Interviewer: Do you think that they see themselves outside of the American dream?
Gloria Naylor: I don't think that the Joads, if we see you because you're actually getting. How do I even define the American dream? I gave you my definition. If we just look at the overall sort of pat definition of the American dream, which is if you work hard enough, wanted badly enough, saved enough, that you will indeed prosper. I don't think the Joads even had that large a vision. I think what the Jodis wanted to do was to wake up in the morning to feel that they have had a productive day when they go to bed that night. That's what they want. They want to be able to provide for their families for that day.
Interviewer: And they're denied.
Gloria Naylor: And that that that's where Steinbeck's rage come in comes in because they are denied even that they are not allowed to be human beings.

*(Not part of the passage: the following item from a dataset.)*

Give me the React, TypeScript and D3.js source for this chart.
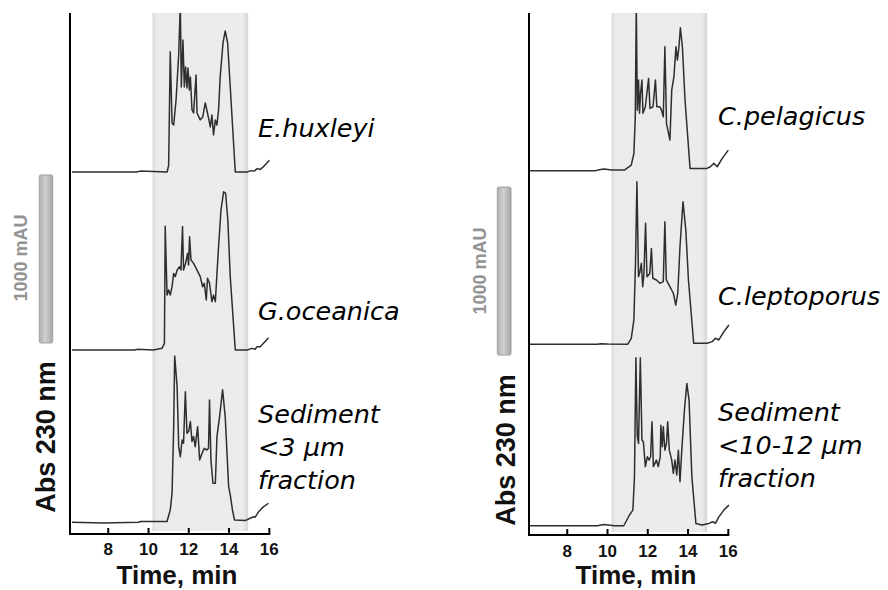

Interviewer: Can I stop for a second just so I can catch my breath, like we're going to be one second?
Gloria Naylor: OK. It's my favorite passage in the book, because I think this is the closeness that the common people come to understanding the unfairness of the system, because when you have those oranges, which could feed starving people, it's kerosene poured over them and they begin to melt and stink in the air just for the sake of profit. When people are standing around watching this happen and starving, it just brings all of the philosophy. All of the rhetoric comes home in that one image that even a child can say, a six year old can say there's something wrong with this picture.
Interviewer: You really hear Steinbeck on that?
Gloria Naylor: Oh, God, yes. I mean, that that's where he gets it's from that passage that he gets the title of his book because it's he believes it is at this point that even people like the Joads can be moved to anger at the just at just the epitome of the unfairness of it all. Yeah.